Though I am an academic Orientalist who loves the Christian east and has dedicated his entire scholarly life to the study of its traditions with the express aim of understanding them sympathetically and fostering and preserving them, I am not one of those romantics who considers the east--for heaven only knows what imagined reasons--to possess some sort of traditional superiority, a deeper spirituality, a more ancient and traditional monasticism, a more faithfully apostolic liturgy.
Eastern Christianity finds itself in a profound crisis from which it has not yet found the means to extricate itself, and even more preoccupying is the refusal of so many to recognize this situation, or their attempts to distract attention from it by lashing out, with a chauvinistic xenophobia altogether too traditional in Russian and Balkan history, against enemies, real or imagined, who
are presumed culpable for whatever is wrong. Eastern Christianity has not yet learned to face modernity, a lesson learned in the west only with great pain and many failures. [Which Taft goes on to list.]
Far from being a bastion of immovable tradition,
preserving intact the liturgy of apostolic times, the east was the main source of change, responsible for practically every single liturgical innovation from Jesus until the Islamic conquests, which stifled this remarkable creativity.

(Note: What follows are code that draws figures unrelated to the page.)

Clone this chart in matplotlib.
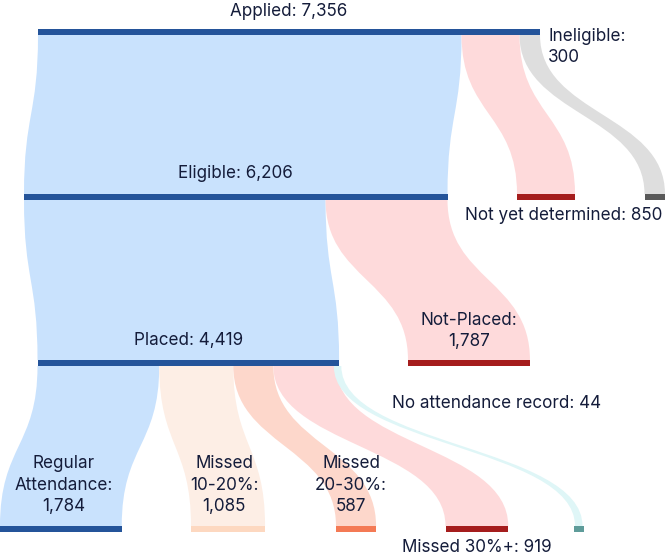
import matplotlib
matplotlib.use("Agg")
import matplotlib.pyplot as plt
from matplotlib.path import Path
from matplotlib.patches import PathPatch, Rectangle

# ---- data ----
node_names = ["Applied", "Eligible", "Not yet determined", "Ineligible",
              "Placed", "Not-Placed",
              "Regular Attendance", "Missed 10-20%", "Missed 20-30%",
              "Missed 30%+", "No attendance record"]
node_values = [7356, 6206, 850, 300, 4419, 1787, 1784, 1085, 587, 919, 44]
links_source = ["Applied", "Applied", "Applied",
                "Eligible", "Eligible",
                "Placed", "Placed", "Placed", "Placed", "Placed"]
links_target = ["Eligible", "Not yet determined", "Ineligible",
                "Placed", "Not-Placed",
                "Regular Attendance", "Missed 10-20%", "Missed 20-30%",
                "Missed 30%+", "No attendance record"]
links_value = [6206, 850, 300, 4419, 1787, 1784, 1085, 587, 919, 44]

# ---- layout / style ----
W, H = 665, 559
scale = 502.0 / 7356.0          # px per unit
bar_h = 6
min_node_w = 9.5
min_link_w = 7.5
level = {"Applied": 0, "Eligible": 1, "Not yet determined": 1, "Ineligible": 1,
         "Placed": 2, "Not-Placed": 2,
         "Regular Attendance": 3, "Missed 10-20%": 3, "Missed 20-30%": 3,
         "Missed 30%+": 3, "No attendance record": 3}
level_y = [29, 194, 360, 526]
node_x0 = {"Applied": 38, "Eligible": 24, "Not yet determined": 517,
           "Ineligible": 644.5, "Placed": 37.5, "Not-Placed": 408,
           "Regular Attendance": 0, "Missed 10-20%": 191, "Missed 20-30%": 336,
           "Missed 30%+": 445.5, "No attendance record": 574}
node_color = {"Applied": "#24549a", "Eligible": "#24549a", "Placed": "#24549a",
              "Regular Attendance": "#24549a",
              "Not yet determined": "#a51d1d", "Not-Placed": "#a51d1d",
              "Missed 30%+": "#a51d1d", "Ineligible": "#595959",
              "Missed 10-20%": "#fdd8c0", "Missed 20-30%": "#f47a55",
              "No attendance record": "#5e9c9a"}
flow_color = {"Eligible": "#c9e2fd", "Placed": "#c9e2fd",
              "Regular Attendance": "#c9e2fd",
              "Not yet determined": "#fedadb", "Not-Placed": "#fedadb",
              "Missed 30%+": "#fedadb", "Ineligible": "#dedede",
              "Missed 10-20%": "#fdeee5", "Missed 20-30%": "#fdd7cb",
              "No attendance record": "#dff6f7"}
text_color = "#141c3a"

plt.rcParams['font.family'] = ['Inter', 'DejaVu Sans']
fig = plt.figure(figsize=(W / 100, H / 100), dpi=100)
ax = fig.add_axes([0, 0, 1, 1])
ax.set_xlim(0, W)
ax.set_ylim(H, 0)
ax.axis("off")

val = dict(zip(node_names, node_values))

def node_w(n):
    return max(val[n] * scale, min_node_w)

# flows
src_off = {n: 0.0 for n in node_names}
for s, t, v in zip(links_source, links_target, links_value):
    w = v * scale
    sx0 = node_x0[s] + src_off[s]
    src_off[s] += w
    sc = sx0 + w / 2
    tc = node_x0[t] + node_w(t) / 2
    dw = max(w, min_link_w)
    sx0, sx1 = sc - dw / 2, sc + dw / 2
    tx0, tx1 = tc - dw / 2, tc + dw / 2
    ys = level_y[level[s]] + bar_h
    yt = level_y[level[t]]
    ym = (ys + yt) / 2
    verts = [(sx0, ys), (sx0, ym), (tx0, ym), (tx0, yt),
             (tx1, yt), (tx1, ym), (sx1, ym), (sx1, ys), (sx0, ys)]
    codes = [Path.MOVETO, Path.CURVE4, Path.CURVE4, Path.CURVE4,
             Path.LINETO, Path.CURVE4, Path.CURVE4, Path.CURVE4, Path.CLOSEPOLY]
    ax.add_patch(PathPatch(Path(verts, codes), facecolor=flow_color[t],
                           edgecolor="none", zorder=1))

# bars
for n in node_names:
    y = level_y[level[n]]
    ax.add_patch(Rectangle((node_x0[n], y), node_w(n), bar_h,
                           facecolor=node_color[n], edgecolor="none", zorder=2))

def cx(n):
    return node_x0[n] + node_w(n) / 2

fs = 12.3
ls = 1.37
def fmt(v):
    return f"{v:,}"

kw = dict(fontsize=fs, color=text_color)
ax.text(cx("Applied"), 12, f"Applied: {fmt(val['Applied'])}", ha="center",
        va="center", **kw)
ax.text(cx("Eligible"), 173, f"Eligible: {fmt(val['Eligible'])}", ha="center",
        va="center", **kw)
ax.text(548, 47, f"Ineligible:\n{fmt(val['Ineligible'])}", ha="left",
        va="center", linespacing=ls, **kw)
ax.text(662, 216, f"Not yet determined: {fmt(val['Not yet determined'])}",
        ha="right", va="center", **kw)
ax.text(cx("Placed"), 340, f"Placed: {fmt(val['Placed'])}", ha="center",
        va="center", **kw)
ax.text(cx("Not-Placed"), 331, f"Not-Placed:\n{fmt(val['Not-Placed'])}",
        ha="center", va="center", linespacing=ls, **kw)
ax.text(cx("Regular Attendance") + 3, 485,
        f"Regular\nAttendance:\n{fmt(val['Regular Attendance'])}",
        ha="center", va="center", linespacing=ls, **kw)
ax.text(cx("Missed 10-20%") - 4, 485,
        f"Missed\n10-20%:\n{fmt(val['Missed 10-20%'])}",
        ha="center", va="center", linespacing=ls, **kw)
ax.text(cx("Missed 20-30%") - 5, 485,
        f"Missed\n20-30%:\n{fmt(val['Missed 20-30%'])}",
        ha="center", va="center", linespacing=ls, **kw)
ax.text(cx("Missed 30%+"), 548, f"Missed 30%+: {fmt(val['Missed 30%+'])}",
        ha="center", va="center", **kw)
ax.text(497, 404, f"No attendance record: {fmt(val['No attendance record'])}",
        ha="center", va="center", **kw)

fig.savefig("out.png", dpi=100)
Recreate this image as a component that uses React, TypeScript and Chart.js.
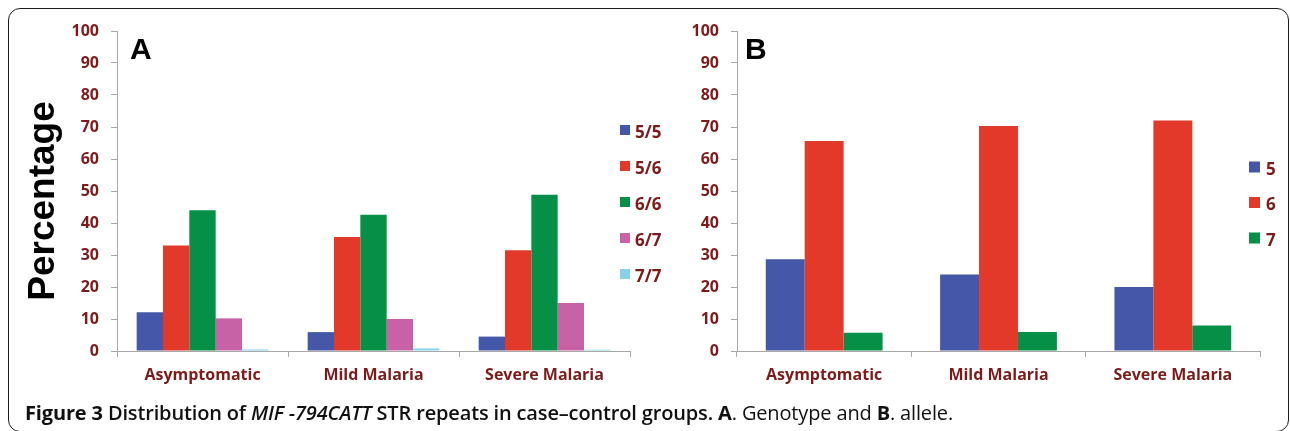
import React, { useEffect, useRef } from "react";
import { Chart, registerables } from "chart.js";

Chart.register(...registerables);

// ---------- data ----------
const categories = ["Asymptomatic", "Mild Malaria", "Severe Malaria"];

const genotypeLabels = ["5/5", "5/6", "6/6", "6/7", "7/7"];
const genotype55 = [12.1, 5.9, 4.5];
const genotype56 = [33.0, 35.6, 31.5];
const genotype66 = [44.0, 42.6, 48.8];
const genotype67 = [10.2, 10.0, 15.0];
const genotype77 = [0.5, 0.8, 0.4];

const alleleLabels = ["5", "6", "7"];
const allele5 = [28.7, 23.9, 20.0];
const allele6 = [65.6, 70.3, 72.0];
const allele7 = [5.7, 5.9, 8.0];

const yMin = 0;
const yMax = 100;
const yStep = 10;

// ---------- styles ----------
const BLUE = "#4457a8";
const RED = "#e2392b";
const GREEN = "#058f47";
const PINK = "#c862a6";
const CYAN = "#86d2ea";
const LABEL_COLOR = "#7d1a1a";
const AXIS_COLOR = "#a8a8a8";
const FONT = "'Open Sans', 'Noto Sans', sans-serif";
const ARIAL = "'Liberation Sans', Arial, sans-serif";

const overlayPlugin = {
  id: "overlay",
  afterDraw(chart: any, _args: any, opts: any) {
    const { ctx } = chart;
    ctx.save();
    chart.data.datasets.forEach((ds: any, i: number) => {
      const cy = opts.legendY + i * opts.legendStep;
      ctx.fillStyle = ds.backgroundColor;
      ctx.fillRect(opts.legendX, cy - opts.swatch / 2, opts.swatch, opts.swatch);
      ctx.fillStyle = LABEL_COLOR;
      ctx.font = `bold 17px ${FONT}`;
      ctx.textBaseline = "middle";
      ctx.textAlign = "left";
      ctx.fillText(ds.label, opts.legendX + opts.swatch + opts.gap, cy + 3);
    });
    ctx.fillStyle = "#000";
    ctx.font = `bold 30px ${ARIAL}`;
    ctx.textBaseline = "alphabetic";
    ctx.textAlign = "left";
    ctx.fillText(opts.letter, opts.letterX, 59);
    if (opts.yTitle) {
      ctx.translate(54, 201);
      ctx.rotate(-Math.PI / 2);
      ctx.textAlign = "center";
      ctx.font = `bold 37px ${ARIAL}`;
      ctx.fillText(opts.yTitle, 0, 0);
    }
    ctx.restore();
  },
};

function makeConfig(datasets: any[], o: any): any {
  return {
    type: "bar",
    data: { labels: categories, datasets },
    plugins: [overlayPlugin],
    options: {
      responsive: false,
      animation: false,
      events: [],
      layout: { padding: { top: 31, right: o.padRight, left: 0, bottom: 0 } },
      datasets: {
        bar: { categoryPercentage: o.catPct, barPercentage: 1, borderWidth: 0 },
      },
      plugins: {
        legend: { display: false },
        tooltip: { enabled: false },
        overlay: o.overlay,
      },
      scales: {
        x: {
          afterFit: (s: any) => {
            s.height = 80;
          },
          grid: {
            offset: true,
            drawOnChartArea: false,
            drawTicks: true,
            tickLength: 6,
            color: AXIS_COLOR,
          },
          border: { display: true, color: AXIS_COLOR, width: 1 },
          ticks: {
            color: LABEL_COLOR,
            font: { family: FONT, size: 16, weight: "bold" },
            padding: 9,
            maxRotation: 0,
          },
        },
        y: {
          min: yMin,
          max: yMax,
          afterFit: (s: any) => {
            s.width = o.yWidth;
          },
          grid: {
            drawOnChartArea: false,
            drawTicks: true,
            tickLength: 6,
            color: AXIS_COLOR,
          },
          border: { display: true, color: AXIS_COLOR, width: 1 },
          ticks: {
            stepSize: yStep,
            color: LABEL_COLOR,
            font: { family: FONT, size: 16, weight: "bold" },
            padding: 12,
          },
        },
      },
    },
  };
}

function BarPanel({ config, width, height, left }: any) {
  const ref = useRef<HTMLCanvasElement>(null);
  useEffect(() => {
    if (!ref.current) return;
    const chart = new Chart(ref.current, config);
    return () => chart.destroy();
  }, []);
  return (
    <canvas
      ref={ref}
      width={width}
      height={height}
      style={{ position: "absolute", left, top: 0, width, height }}
    />
  );
}

export default function App() {
  const configA = makeConfig(
    [
      { label: genotypeLabels[0], data: genotype55, backgroundColor: BLUE },
      { label: genotypeLabels[1], data: genotype56, backgroundColor: RED },
      { label: genotypeLabels[2], data: genotype66, backgroundColor: GREEN },
      { label: genotypeLabels[3], data: genotype67, backgroundColor: PINK },
      { label: genotypeLabels[4], data: genotype77, backgroundColor: CYAN },
    ],
    {
      padRight: 40,
      yWidth: 117,
      catPct: 0.77,
      overlay: {
        legendX: 620,
        legendY: 130,
        legendStep: 36,
        swatch: 10,
        gap: 5,
        letter: "A",
        letterX: 130,
        yTitle: "Percentage",
      },
    }
  );
  const configB = makeConfig(
    [
      { label: alleleLabels[0], data: allele5, backgroundColor: BLUE },
      { label: alleleLabels[1], data: allele6, backgroundColor: RED },
      { label: alleleLabels[2], data: allele7, backgroundColor: GREEN },
    ],
    {
      padRight: 30,
      yWidth: 97,
      catPct: 0.67,
      overlay: {
        legendX: 609,
        legendY: 167,
        legendStep: 35.5,
        swatch: 11,
        gap: 6,
        letter: "B",
        letterX: 105,
        yTitle: null,
      },
    }
  );

  return (
    <div
      style={{
        position: "absolute",
        left: 0,
        top: 0,
        width: 1290,
        height: 431,
        overflow: "hidden",
        background: "#fff",
      }}
    >
      <div
        style={{
          position: "absolute",
          left: 8,
          top: 8,
          width: 1281,
          height: 424,
          boxSizing: "border-box",
          border: "1.5px solid #1c1c1c",
          borderRadius: 12,
        }}
      />
      <BarPanel config={configA} width={670} height={431} left={0} />
      <BarPanel config={configB} width={650} height={431} left={640} />
      <div
        style={{
          position: "absolute",
          left: 25,
          top: 402,
          fontFamily: FONT,
          fontSize: 20,
          lineHeight: "22px",
          color: "#111",
          whiteSpace: "nowrap",
          letterSpacing: "-0.15px",
        }}
      >
        <span style={{ fontWeight: 700 }}>Figure 3 </span>
        <span style={{ fontWeight: 600 }}>
          Distribution of <i>MIF -794CATT</i> STR repeats in case–control groups.{" "}
        </span>
        <span style={{ fontWeight: 700 }}>A</span>
        <span style={{ fontWeight: 400 }}>. Genotype and </span>
        <span style={{ fontWeight: 700 }}>B</span>
        <span style={{ fontWeight: 400 }}>. allele.</span>
      </div>
    </div>
  );
}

Mind you, the article isn't the least bit hostile toward Orthodox or Byzantine Christianity; quite the reverse. We have known scholars whose chosen speciality was a subject or author whom they detested, and whom they devoted their lives to undermining; taft isn't like that. He says he loves the East, and he clearly means it. But he loves it as it is, not as he imagines it might be. And isn't that how we all want to be loved?
1 comment:
"But he loves it as it is, not as he imagines it might be. And isn't that how we all want to be loved?"
Indeed - it's the realistic sort of love that everyone should have for their own faith tradition - whatever it is. Warts and all.
Would that those who evangelize and catechize in all Christian traditions would keep this in mind, we might be led more toward prayer and faithfulness and less toward kitchy bumper stickers and t-shirts.